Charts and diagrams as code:
▬▬▬

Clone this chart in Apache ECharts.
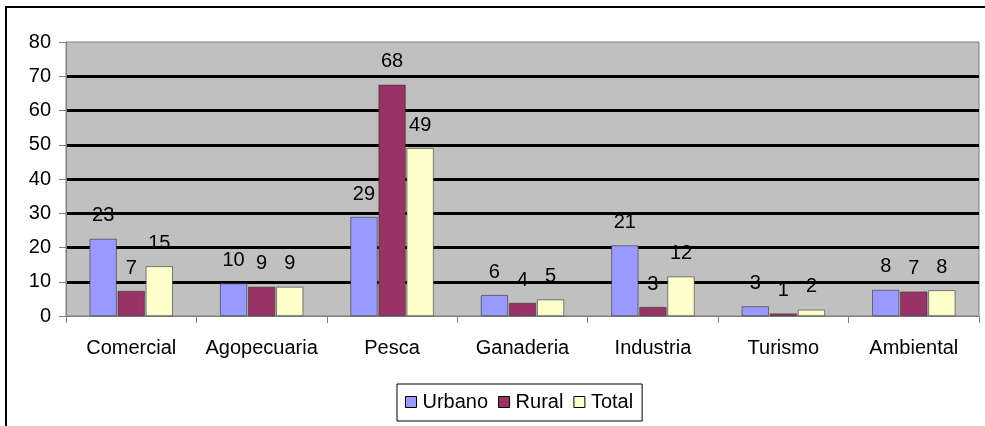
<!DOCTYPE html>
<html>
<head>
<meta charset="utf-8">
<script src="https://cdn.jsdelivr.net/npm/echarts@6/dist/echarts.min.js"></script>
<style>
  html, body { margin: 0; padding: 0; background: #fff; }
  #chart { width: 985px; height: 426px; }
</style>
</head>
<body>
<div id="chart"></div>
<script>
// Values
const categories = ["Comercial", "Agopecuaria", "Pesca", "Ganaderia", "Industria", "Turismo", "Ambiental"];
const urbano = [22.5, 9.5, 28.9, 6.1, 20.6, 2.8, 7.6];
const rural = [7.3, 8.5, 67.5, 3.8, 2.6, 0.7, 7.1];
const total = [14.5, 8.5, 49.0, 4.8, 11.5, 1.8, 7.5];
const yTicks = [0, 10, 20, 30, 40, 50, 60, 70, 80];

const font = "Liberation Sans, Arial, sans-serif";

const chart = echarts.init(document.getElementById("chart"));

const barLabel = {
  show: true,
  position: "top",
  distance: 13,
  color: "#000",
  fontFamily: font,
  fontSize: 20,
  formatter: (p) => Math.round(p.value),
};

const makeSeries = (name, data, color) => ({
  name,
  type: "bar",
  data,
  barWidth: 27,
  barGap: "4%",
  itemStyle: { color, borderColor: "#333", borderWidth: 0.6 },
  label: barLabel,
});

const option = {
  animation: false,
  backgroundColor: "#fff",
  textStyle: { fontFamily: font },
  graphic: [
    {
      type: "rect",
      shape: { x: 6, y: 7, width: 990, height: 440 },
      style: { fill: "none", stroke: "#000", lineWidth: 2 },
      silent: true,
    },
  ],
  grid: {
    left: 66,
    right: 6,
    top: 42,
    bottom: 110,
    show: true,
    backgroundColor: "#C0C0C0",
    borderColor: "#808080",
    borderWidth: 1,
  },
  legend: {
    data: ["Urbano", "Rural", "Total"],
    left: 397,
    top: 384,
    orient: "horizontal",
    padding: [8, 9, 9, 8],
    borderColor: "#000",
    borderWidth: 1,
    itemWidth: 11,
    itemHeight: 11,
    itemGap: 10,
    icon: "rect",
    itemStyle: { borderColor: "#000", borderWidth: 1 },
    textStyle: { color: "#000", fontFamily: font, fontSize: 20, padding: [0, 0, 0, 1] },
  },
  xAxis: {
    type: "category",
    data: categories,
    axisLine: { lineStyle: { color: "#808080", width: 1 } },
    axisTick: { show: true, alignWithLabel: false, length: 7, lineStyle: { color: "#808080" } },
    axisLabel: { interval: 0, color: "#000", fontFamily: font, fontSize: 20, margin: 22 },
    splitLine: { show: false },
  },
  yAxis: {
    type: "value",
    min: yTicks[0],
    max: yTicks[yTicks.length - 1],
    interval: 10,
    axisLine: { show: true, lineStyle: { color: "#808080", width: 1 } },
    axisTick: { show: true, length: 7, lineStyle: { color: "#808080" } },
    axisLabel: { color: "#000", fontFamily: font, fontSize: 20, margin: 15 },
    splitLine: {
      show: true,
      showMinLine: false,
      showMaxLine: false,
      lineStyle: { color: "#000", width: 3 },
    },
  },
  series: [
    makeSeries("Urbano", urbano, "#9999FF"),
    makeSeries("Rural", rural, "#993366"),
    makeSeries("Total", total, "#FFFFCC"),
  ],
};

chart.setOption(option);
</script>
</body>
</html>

▬▬▬

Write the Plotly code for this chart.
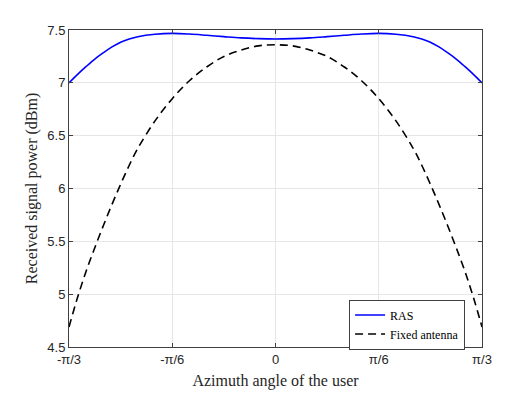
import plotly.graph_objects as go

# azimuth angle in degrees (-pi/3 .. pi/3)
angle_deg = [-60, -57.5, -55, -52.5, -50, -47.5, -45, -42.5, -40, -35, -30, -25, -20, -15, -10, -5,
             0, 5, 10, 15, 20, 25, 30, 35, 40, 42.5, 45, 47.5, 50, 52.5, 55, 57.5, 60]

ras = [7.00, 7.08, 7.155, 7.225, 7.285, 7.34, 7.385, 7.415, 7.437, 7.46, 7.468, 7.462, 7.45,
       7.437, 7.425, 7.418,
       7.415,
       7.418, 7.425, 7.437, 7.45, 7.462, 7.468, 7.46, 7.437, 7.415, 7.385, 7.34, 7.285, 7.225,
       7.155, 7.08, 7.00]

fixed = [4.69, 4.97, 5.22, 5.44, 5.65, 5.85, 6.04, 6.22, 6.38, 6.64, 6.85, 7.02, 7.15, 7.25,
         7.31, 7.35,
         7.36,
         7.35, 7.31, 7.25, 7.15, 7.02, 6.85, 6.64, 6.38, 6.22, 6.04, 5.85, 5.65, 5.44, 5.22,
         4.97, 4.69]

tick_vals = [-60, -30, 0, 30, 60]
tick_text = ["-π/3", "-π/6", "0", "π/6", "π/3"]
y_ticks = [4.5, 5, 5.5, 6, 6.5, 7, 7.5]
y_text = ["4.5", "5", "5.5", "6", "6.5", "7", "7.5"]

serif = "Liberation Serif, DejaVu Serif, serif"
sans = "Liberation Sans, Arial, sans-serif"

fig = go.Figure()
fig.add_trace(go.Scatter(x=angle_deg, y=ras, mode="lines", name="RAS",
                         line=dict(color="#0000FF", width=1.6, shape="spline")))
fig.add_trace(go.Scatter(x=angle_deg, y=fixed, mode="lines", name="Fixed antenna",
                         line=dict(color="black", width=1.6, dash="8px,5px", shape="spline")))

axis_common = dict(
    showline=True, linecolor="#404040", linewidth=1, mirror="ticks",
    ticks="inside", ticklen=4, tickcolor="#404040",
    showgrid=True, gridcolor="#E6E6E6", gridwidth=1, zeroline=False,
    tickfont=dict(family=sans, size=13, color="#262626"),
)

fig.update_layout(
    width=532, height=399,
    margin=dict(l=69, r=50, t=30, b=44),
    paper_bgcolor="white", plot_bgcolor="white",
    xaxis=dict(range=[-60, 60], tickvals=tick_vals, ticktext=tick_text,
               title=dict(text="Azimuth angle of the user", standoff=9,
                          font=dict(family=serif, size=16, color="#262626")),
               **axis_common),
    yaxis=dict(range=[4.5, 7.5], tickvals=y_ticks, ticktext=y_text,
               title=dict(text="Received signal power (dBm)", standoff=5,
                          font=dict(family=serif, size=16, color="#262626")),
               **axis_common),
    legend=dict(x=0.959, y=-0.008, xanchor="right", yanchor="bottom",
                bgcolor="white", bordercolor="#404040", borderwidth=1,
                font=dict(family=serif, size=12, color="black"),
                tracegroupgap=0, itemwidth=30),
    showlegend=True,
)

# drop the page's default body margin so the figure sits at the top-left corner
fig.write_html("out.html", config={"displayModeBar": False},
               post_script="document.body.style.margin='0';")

▬▬▬

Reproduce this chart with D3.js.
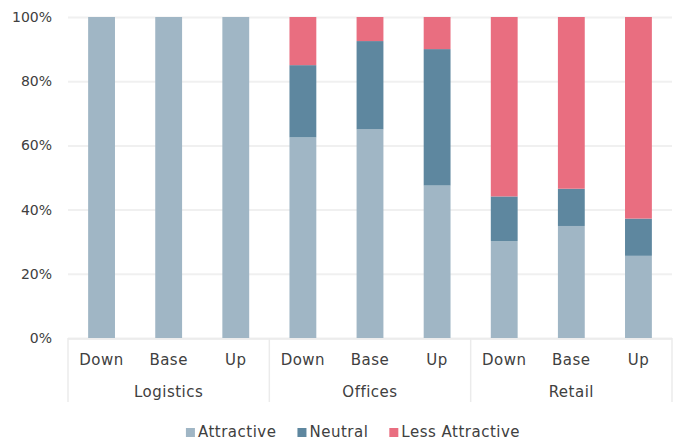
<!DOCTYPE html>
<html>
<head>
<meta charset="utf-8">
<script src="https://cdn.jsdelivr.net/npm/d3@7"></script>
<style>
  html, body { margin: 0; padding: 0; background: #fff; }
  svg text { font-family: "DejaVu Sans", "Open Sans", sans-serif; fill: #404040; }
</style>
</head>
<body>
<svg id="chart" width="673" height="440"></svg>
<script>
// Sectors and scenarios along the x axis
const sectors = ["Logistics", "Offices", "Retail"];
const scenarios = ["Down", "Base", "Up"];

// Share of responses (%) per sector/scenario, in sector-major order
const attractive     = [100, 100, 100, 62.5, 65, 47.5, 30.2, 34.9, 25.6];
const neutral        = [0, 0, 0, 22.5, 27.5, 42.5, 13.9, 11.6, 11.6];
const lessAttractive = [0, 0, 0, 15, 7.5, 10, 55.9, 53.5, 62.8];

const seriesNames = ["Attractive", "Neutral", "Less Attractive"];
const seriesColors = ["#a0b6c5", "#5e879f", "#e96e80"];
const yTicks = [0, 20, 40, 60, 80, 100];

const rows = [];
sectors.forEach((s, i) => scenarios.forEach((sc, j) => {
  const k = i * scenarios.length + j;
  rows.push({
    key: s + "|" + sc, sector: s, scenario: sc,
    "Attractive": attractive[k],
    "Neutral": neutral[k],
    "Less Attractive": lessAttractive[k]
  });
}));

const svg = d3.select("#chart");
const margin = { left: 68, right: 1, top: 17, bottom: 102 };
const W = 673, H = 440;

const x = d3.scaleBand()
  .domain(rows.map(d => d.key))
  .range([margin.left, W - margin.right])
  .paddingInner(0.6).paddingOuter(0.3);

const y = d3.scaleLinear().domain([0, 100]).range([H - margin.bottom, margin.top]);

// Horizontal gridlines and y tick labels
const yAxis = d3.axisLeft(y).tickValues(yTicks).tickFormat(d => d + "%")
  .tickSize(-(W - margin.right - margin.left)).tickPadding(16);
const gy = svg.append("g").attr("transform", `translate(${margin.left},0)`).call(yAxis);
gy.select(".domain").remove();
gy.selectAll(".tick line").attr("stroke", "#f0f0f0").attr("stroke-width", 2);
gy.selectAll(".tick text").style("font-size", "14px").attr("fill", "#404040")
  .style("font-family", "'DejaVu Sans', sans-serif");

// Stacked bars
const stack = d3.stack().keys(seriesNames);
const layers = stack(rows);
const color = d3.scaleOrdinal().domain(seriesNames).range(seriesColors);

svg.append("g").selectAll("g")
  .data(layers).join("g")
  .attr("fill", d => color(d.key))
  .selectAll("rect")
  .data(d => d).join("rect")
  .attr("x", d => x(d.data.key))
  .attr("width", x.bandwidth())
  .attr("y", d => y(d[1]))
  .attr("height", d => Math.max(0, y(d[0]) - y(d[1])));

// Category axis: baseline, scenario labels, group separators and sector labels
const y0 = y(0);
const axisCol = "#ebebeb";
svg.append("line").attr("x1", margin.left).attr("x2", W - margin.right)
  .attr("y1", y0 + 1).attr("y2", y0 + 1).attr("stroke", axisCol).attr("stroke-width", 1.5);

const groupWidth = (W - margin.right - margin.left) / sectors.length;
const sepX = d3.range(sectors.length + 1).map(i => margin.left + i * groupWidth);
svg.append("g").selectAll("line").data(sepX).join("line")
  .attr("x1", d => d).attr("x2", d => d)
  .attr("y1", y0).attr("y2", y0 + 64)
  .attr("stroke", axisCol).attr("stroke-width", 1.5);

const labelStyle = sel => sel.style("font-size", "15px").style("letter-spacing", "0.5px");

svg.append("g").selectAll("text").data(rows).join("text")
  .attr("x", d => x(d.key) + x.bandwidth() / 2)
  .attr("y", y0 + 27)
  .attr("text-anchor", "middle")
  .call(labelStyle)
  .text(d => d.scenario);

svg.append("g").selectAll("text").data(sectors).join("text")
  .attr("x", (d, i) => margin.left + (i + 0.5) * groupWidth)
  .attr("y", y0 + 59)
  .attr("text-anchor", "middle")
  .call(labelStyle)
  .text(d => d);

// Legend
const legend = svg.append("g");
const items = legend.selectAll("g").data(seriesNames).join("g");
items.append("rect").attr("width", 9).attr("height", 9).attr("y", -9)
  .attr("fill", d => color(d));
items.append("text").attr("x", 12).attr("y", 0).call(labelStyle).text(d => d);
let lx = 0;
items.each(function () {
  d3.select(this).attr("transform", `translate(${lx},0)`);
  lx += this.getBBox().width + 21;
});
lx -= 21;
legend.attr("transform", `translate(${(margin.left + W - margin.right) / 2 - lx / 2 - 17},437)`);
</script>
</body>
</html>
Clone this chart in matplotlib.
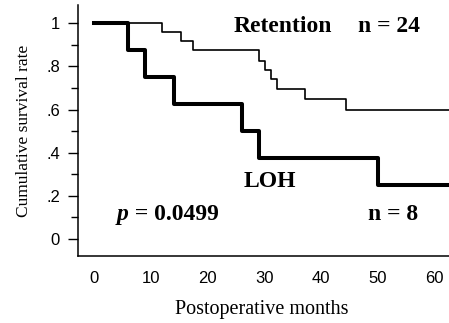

▬▬▬

GIVEN INSTRUCTION:
Scan the material above. Extract every line in which the word "Clone" occurs.

PROBLEM SOLUTION:
Clone this chart in Apache ECharts.
Clone this chart in matplotlib.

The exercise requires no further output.